Given material:
== == ==
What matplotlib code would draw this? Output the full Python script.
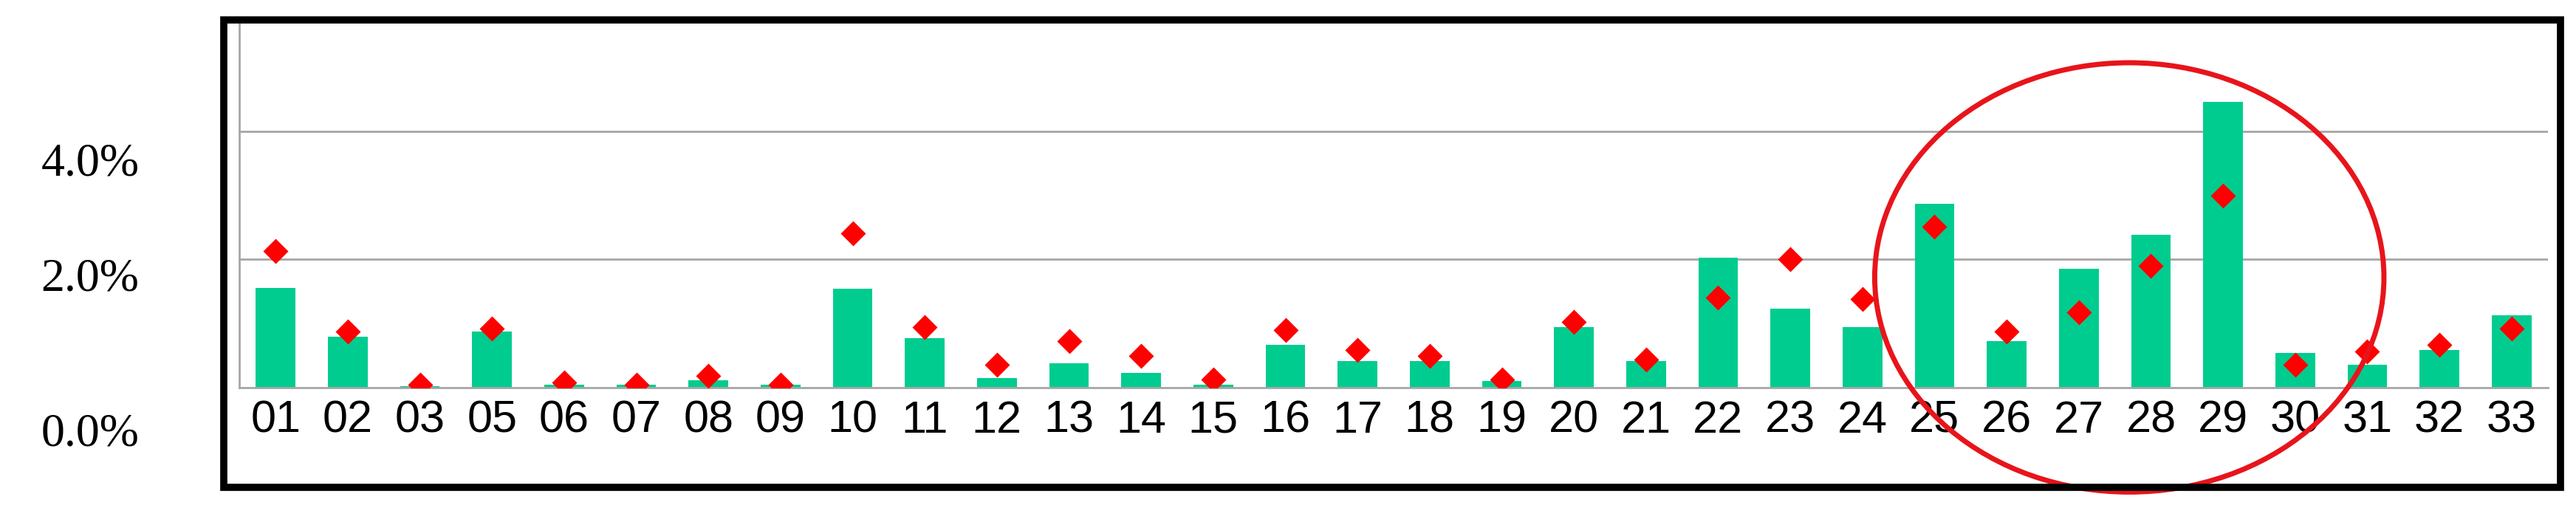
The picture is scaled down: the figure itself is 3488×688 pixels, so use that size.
import matplotlib
matplotlib.use("Agg")
import matplotlib.pyplot as plt
from matplotlib.patches import Ellipse, Rectangle
import numpy as np

categories = ["01", "02", "03", "05", "06", "07", "08", "09", "10", "11", "12", "13", "14", "15", "16", "17",
              "18", "19", "20", "21", "22", "23", "24", "25", "26", "27", "28", "29", "30", "31", "32", "33"]
bar_values = [1.56, 0.80, 0.02, 0.87, 0.05, 0.04, 0.12, 0.05, 1.54, 0.77, 0.15, 0.38, 0.23, 0.05, 0.67, 0.41,
              0.41, 0.10, 0.95, 0.41, 2.03, 1.23, 0.95, 2.87, 0.72, 1.85, 2.38, 4.46, 0.54, 0.36, 0.59, 1.13]
diamond_values = [2.13, 0.87, 0.05, 0.92, 0.08, 0.05, 0.18, 0.05, 2.41, 0.95, 0.36, 0.72, 0.49, 0.13, 0.90, 0.59,
                  0.49, 0.13, 1.03, 0.44, 1.41, 2.00, 1.38, 2.51, 0.87, 1.18, 1.90, 3.00, 0.36, 0.56, 0.67, 0.92]
ytick_labels = ["4.0%", "2.0%", "0.0%"]

fig = plt.figure(figsize=(34.88, 6.88), dpi=100)
ax = fig.add_axes([0.093, 0.237, 0.896, 0.724])
x = np.arange(len(categories))

ax.set_axisbelow(True)
for g in [2, 4]:
    ax.axhline(g, color="#a6a6a6", lw=2, zorder=0)
ax.bar(x, bar_values, width=0.55, color="#00cc8f", zorder=2)
ax.scatter(x, diamond_values, marker="D", s=300, color="#ff0000", zorder=3, linewidths=0)

ax.set_xlim(-0.5, len(categories) - 0.5)
ax.set_ylim(0, 5.74)
ax.set_yticks([])
ax.set_xticks(x)
ax.set_xticklabels(categories, family="Liberation Sans", fontsize=44)
ax.tick_params(axis="x", length=0, pad=12)
for s in ["top", "right"]:
    ax.spines[s].set_visible(False)
ax.spines["left"].set_color("#a6a6a6")
ax.spines["left"].set_linewidth(2)
ax.spines["bottom"].set_color("#a6a6a6")
ax.spines["bottom"].set_linewidth(2)

ax.add_patch(Ellipse((25.7, 1.72), 7.06, 6.7, fill=False, edgecolor="#e8141b",
                     lw=5, clip_on=False, zorder=4))

for lab, yy in zip(ytick_labels, [0.677, 0.45, 0.144]):
    fig.text(0.035, yy, lab, family="Liberation Serif", fontsize=46, ha="center", va="center")

fig.add_artist(Rectangle((0.087, 0.04), 0.907, 0.921, transform=fig.transFigure,
                         fill=False, edgecolor="black", lw=7))

fig.savefig("out.png", dpi=100)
== == ==
Problem details:
Leave the pictures out and please restate exactly the lines running from the start of the material through the one with "import numpy as np".

Correct result:
What matplotlib code would draw this? Output the full Python script.
The picture is scaled down: the figure itself is 3488×688 pixels, so use that size.
import matplotlib
matplotlib.use("Agg")
import matplotlib.pyplot as plt
from matplotlib.patches import Ellipse, Rectangle
import numpy as np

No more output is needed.